What to do >>
Repeat the data below exactly, dropping any pictures it holds.

Stored data >>
————————

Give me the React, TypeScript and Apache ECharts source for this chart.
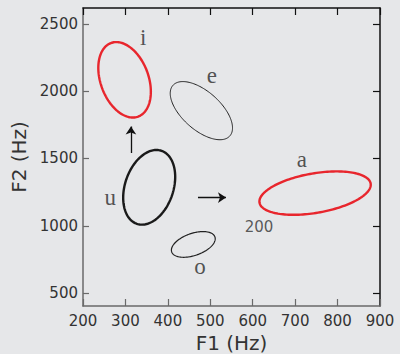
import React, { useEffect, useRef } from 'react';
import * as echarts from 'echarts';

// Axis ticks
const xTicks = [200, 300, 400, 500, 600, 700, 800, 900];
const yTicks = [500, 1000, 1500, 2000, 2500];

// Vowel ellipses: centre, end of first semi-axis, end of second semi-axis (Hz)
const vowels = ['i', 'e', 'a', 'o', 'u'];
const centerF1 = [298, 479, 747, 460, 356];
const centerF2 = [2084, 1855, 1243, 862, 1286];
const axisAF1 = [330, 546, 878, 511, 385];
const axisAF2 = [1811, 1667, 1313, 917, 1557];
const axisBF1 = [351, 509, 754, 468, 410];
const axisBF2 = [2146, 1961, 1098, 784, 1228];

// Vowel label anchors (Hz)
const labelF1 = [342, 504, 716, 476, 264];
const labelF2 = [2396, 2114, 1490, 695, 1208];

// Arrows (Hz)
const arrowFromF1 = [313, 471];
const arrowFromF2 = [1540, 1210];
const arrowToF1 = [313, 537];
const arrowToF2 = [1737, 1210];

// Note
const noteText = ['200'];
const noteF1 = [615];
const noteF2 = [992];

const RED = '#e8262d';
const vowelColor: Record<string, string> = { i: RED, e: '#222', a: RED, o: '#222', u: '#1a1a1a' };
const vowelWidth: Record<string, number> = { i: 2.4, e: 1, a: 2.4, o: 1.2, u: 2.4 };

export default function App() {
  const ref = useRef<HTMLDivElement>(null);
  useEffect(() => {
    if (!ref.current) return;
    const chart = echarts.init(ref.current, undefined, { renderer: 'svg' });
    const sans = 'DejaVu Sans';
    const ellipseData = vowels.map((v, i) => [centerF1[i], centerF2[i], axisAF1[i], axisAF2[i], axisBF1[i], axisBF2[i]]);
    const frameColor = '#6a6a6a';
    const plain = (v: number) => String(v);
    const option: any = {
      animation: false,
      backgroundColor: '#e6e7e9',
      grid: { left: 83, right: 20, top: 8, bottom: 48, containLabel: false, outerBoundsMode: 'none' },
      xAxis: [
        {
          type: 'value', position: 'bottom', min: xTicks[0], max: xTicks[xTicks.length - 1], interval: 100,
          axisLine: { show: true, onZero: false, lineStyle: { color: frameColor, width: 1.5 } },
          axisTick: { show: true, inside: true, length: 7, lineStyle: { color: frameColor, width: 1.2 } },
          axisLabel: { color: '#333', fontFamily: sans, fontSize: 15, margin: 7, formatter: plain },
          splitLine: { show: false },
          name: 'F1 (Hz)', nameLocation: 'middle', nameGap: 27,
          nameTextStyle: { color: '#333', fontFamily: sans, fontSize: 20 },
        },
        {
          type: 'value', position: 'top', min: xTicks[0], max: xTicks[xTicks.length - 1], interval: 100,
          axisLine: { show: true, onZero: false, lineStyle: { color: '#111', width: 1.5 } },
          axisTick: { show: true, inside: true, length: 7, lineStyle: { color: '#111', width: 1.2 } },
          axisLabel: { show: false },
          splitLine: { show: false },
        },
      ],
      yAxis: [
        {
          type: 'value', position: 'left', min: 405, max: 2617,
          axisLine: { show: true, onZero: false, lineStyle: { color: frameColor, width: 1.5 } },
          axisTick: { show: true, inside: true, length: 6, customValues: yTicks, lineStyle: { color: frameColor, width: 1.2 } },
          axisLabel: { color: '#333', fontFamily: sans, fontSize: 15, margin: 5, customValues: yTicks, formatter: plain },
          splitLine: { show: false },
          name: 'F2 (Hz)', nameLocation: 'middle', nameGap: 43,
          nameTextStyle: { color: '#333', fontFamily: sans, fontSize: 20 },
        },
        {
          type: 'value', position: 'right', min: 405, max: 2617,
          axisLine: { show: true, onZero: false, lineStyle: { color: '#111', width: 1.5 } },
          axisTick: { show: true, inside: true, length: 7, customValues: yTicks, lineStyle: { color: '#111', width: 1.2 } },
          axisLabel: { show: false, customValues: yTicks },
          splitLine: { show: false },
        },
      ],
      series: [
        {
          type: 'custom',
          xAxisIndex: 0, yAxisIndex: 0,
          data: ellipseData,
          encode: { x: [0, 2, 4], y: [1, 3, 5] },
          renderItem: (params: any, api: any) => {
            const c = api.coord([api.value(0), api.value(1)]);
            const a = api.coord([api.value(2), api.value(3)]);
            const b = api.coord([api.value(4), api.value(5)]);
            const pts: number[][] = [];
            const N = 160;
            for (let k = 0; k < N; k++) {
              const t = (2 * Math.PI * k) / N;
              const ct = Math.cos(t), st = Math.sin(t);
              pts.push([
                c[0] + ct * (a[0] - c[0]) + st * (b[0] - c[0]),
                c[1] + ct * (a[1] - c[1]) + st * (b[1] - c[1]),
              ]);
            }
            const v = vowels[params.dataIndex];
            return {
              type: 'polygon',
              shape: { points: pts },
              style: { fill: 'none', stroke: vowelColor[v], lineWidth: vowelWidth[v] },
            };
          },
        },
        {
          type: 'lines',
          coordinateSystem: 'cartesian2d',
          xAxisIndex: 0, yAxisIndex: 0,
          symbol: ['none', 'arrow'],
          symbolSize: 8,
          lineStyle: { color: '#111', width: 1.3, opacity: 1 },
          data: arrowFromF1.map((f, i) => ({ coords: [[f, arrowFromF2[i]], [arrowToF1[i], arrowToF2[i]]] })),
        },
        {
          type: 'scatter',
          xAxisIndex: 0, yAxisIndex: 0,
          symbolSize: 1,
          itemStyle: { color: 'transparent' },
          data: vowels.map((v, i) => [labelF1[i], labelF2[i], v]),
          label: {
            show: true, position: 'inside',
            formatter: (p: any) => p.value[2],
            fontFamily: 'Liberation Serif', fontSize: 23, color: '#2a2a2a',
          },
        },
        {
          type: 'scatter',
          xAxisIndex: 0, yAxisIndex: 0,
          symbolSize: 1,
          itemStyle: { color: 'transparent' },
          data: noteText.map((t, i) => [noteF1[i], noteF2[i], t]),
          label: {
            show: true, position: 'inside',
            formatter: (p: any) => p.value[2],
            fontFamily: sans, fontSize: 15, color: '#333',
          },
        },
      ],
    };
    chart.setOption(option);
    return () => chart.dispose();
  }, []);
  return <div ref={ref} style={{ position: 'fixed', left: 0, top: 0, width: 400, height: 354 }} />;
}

————————

Answer >>
Give me the React, TypeScript and Apache ECharts source for this chart.
import React, { useEffect, useRef } from 'react';
import * as echarts from 'echarts';

// Axis ticks
const xTicks = [200, 300, 400, 500, 600, 700, 800, 900];
const yTicks = [500, 1000, 1500, 2000, 2500];

// Vowel ellipses: centre, end of first semi-axis, end of second semi-axis (Hz)
const vowels = ['i', 'e', 'a', 'o', 'u'];
const centerF1 = [298, 479, 747, 460, 356];
const centerF2 = [2084, 1855, 1243, 862, 1286];
const axisAF1 = [330, 546, 878, 511, 385];
const axisAF2 = [1811, 1667, 1313, 917, 1557];
const axisBF1 = [351, 509, 754, 468, 410];
const axisBF2 = [2146, 1961, 1098, 784, 1228];

// Vowel label anchors (Hz)
const labelF1 = [342, 504, 716, 476, 264];
const labelF2 = [2396, 2114, 1490, 695, 1208];

// Arrows (Hz)
const arrowFromF1 = [313, 471];
const arrowFromF2 = [1540, 1210];
const arrowToF1 = [313, 537];
const arrowToF2 = [1737, 1210];

// Note
const noteText = ['200'];
const noteF1 = [615];
const noteF2 = [992];

const RED = '#e8262d';
const vowelColor: Record<string, string> = { i: RED, e: '#222', a: RED, o: '#222', u: '#1a1a1a' };
const vowelWidth: Record<string, number> = { i: 2.4, e: 1, a: 2.4, o: 1.2, u: 2.4 };

export default function App() {
  const ref = useRef<HTMLDivElement>(null);
  useEffect(() => {
    if (!ref.current) return;
    const chart = echarts.init(ref.current, undefined, { renderer: 'svg' });
    const sans = 'DejaVu Sans';
    const ellipseData = vowels.map((v, i) => [centerF1[i], centerF2[i], axisAF1[i], axisAF2[i], axisBF1[i], axisBF2[i]]);
    const frameColor = '#6a6a6a';
    const plain = (v: number) => String(v);
    const option: any = {
      animation: false,
      backgroundColor: '#e6e7e9',
      grid: { left: 83, right: 20, top: 8, bottom: 48, containLabel: false, outerBoundsMode: 'none' },
      xAxis: [
        {
          type: 'value', position: 'bottom', min: xTicks[0], max: xTicks[xTicks.length - 1], interval: 100,
          axisLine: { show: true, onZero: false, lineStyle: { color: frameColor, width: 1.5 } },
          axisTick: { show: true, inside: true, length: 7, lineStyle: { color: frameColor, width: 1.2 } },
          axisLabel: { color: '#333', fontFamily: sans, fontSize: 15, margin: 7, formatter: plain },
          splitLine: { show: false },
          name: 'F1 (Hz)', nameLocation: 'middle', nameGap: 27,
          nameTextStyle: { color: '#333', fontFamily: sans, fontSize: 20 },
        },
        {
          type: 'value', position: 'top', min: xTicks[0], max: xTicks[xTicks.length - 1], interval: 100,
          axisLine: { show: true, onZero: false, lineStyle: { color: '#111', width: 1.5 } },
          axisTick: { show: true, inside: true, length: 7, lineStyle: { color: '#111', width: 1.2 } },
          axisLabel: { show: false },
          splitLine: { show: false },
        },
      ],
      yAxis: [
        {
          type: 'value', position: 'left', min: 405, max: 2617,
          axisLine: { show: true, onZero: false, lineStyle: { color: frameColor, width: 1.5 } },
          axisTick: { show: true, inside: true, length: 6, customValues: yTicks, lineStyle: { color: frameColor, width: 1.2 } },
          axisLabel: { color: '#333', fontFamily: sans, fontSize: 15, margin: 5, customValues: yTicks, formatter: plain },
          splitLine: { show: false },
          name: 'F2 (Hz)', nameLocation: 'middle', nameGap: 43,
          nameTextStyle: { color: '#333', fontFamily: sans, fontSize: 20 },
        },
        {
          type: 'value', position: 'right', min: 405, max: 2617,
          axisLine: { show: true, onZero: false, lineStyle: { color: '#111', width: 1.5 } },
          axisTick: { show: true, inside: true, length: 7, customValues: yTicks, lineStyle: { color: '#111', width: 1.2 } },
          axisLabel: { show: false, customValues: yTicks },
          splitLine: { show: false },
        },
      ],
      series: [
        {
          type: 'custom',
          xAxisIndex: 0, yAxisIndex: 0,
          data: ellipseData,
          encode: { x: [0, 2, 4], y: [1, 3, 5] },
          renderItem: (params: any, api: any) => {
            const c = api.coord([api.value(0), api.value(1)]);
            const a = api.coord([api.value(2), api.value(3)]);
            const b = api.coord([api.value(4), api.value(5)]);
            const pts: number[][] = [];
            const N = 160;
            for (let k = 0; k < N; k++) {
              const t = (2 * Math.PI * k) / N;
              const ct = Math.cos(t), st = Math.sin(t);
              pts.push([
                c[0] + ct * (a[0] - c[0]) + st * (b[0] - c[0]),
                c[1] + ct * (a[1] - c[1]) + st * (b[1] - c[1]),
              ]);
            }
            const v = vowels[params.dataIndex];
            return {
              type: 'polygon',
              shape: { points: pts },
              style: { fill: 'none', stroke: vowelColor[v], lineWidth: vowelWidth[v] },
            };
          },
        },
        {
          type: 'lines',
          coordinateSystem: 'cartesian2d',
          xAxisIndex: 0, yAxisIndex: 0,
          symbol: ['none', 'arrow'],
          symbolSize: 8,
          lineStyle: { color: '#111', width: 1.3, opacity: 1 },
          data: arrowFromF1.map((f, i) => ({ coords: [[f, arrowFromF2[i]], [arrowToF1[i], arrowToF2[i]]] })),
        },
        {
          type: 'scatter',
          xAxisIndex: 0, yAxisIndex: 0,
          symbolSize: 1,
          itemStyle: { color: 'transparent' },
          data: vowels.map((v, i) => [labelF1[i], labelF2[i], v]),
          label: {
            show: true, position: 'inside',
            formatter: (p: any) => p.value[2],
            fontFamily: 'Liberation Serif', fontSize: 23, color: '#2a2a2a',
          },
        },
        {
          type: 'scatter',
          xAxisIndex: 0, yAxisIndex: 0,
          symbolSize: 1,
          itemStyle: { color: 'transparent' },
          data: noteText.map((t, i) => [noteF1[i], noteF2[i], t]),
          label: {
            show: true, position: 'inside',
            formatter: (p: any) => p.value[2],
            fontFamily: sans, fontSize: 15, color: '#333',
          },
        },
      ],
    };
    chart.setOption(option);
    return () => chart.dispose();
  }, []);
  return <div ref={ref} style={{ position: 'fixed', left: 0, top: 0, width: 400, height: 354 }} />;
}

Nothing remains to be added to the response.